Slavko Martinov griff daraufhin ebenfalls zur Kamera und begann, diese Auseinandersetzung für einen weiteren Film zu dokumentieren. "Wir wollten von Anfang an zeigen, wie transmedial Propaganda funktioniert und hatten alle politischen Konsequenzen durchdacht, aber diesen lokalen Konflikt hatten wir nicht erwartet. Wir stehen als Team hinter Eugene. Notfalls ziehen wir vor Gericht." Auf der Website des Films sind vor das eigentliche Werk jetzt eine Reihe von Sätzen eingeblendet: "Eugene Chang ist kein nordkoreanischer Spion. Er ist ein Übersetzer und Schauspieler. Er ist ein Vater und Katholik." Die Reihe endet mit den Worten: "Unterstützt Demokratie. Unterstützt Eugene Chang."
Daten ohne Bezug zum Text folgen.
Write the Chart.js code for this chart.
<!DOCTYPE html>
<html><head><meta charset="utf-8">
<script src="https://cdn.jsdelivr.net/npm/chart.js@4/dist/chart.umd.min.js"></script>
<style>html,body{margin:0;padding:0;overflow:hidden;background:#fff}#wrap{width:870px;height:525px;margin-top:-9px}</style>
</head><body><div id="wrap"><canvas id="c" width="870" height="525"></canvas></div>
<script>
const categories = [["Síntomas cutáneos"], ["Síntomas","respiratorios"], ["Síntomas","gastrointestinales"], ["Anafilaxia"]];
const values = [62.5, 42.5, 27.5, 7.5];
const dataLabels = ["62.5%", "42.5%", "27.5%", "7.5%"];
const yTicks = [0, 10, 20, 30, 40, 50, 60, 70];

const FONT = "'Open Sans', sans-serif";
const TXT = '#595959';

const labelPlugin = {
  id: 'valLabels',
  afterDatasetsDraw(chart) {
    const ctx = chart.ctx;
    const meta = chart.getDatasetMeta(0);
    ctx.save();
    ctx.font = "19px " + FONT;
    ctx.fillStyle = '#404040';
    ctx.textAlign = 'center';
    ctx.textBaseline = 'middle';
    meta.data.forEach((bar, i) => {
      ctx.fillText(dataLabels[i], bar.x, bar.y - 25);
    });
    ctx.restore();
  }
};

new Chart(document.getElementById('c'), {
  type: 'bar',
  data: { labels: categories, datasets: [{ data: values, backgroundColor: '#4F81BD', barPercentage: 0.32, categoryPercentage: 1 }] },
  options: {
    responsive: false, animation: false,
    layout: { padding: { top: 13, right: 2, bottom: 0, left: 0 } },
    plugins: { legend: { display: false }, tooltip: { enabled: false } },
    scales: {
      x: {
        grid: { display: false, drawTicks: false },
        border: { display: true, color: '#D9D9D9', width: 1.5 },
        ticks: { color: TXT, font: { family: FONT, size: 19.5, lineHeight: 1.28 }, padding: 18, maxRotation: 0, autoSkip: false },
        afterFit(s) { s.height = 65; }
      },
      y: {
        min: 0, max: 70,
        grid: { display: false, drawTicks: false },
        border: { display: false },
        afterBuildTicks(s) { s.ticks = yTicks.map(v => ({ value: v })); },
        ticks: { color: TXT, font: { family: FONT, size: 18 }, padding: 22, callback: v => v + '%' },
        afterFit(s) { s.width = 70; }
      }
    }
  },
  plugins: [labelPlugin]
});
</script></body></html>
Im November 2012 outete Martinov sich erstmals öffentlich beim Filmfestival IDFA in Amsterdam, wo bis dahin selbst die Veranstalter gedacht hatten, es handele sich um einen anonymen nordkoreanischen Beitrag. Ein Irrglaube, der womöglich lange Zeit auch in deutschen Medien verbreitet war. Ein vor wenigen Tagen erschienener "taz"-Text las sich noch so, als sei der Film echte Propaganda aus Pjöngjang. Nach massiver Kritik verfasste der "taz"-Autor dann eine Art Rechtfertigung: So zu tun als ob, sei ein "Experiment" gewesen, so seine Behauptung.
Und Eugene Chang? Bereut er es, sich auf das Projekt eingelassen zu haben? "Überhaupt nicht." Er glaubt, dass der umstrittene Film zur Verständigung zwischen den beiden koreanischen Staaten führen kann. "Ich würde es sofort wieder tun."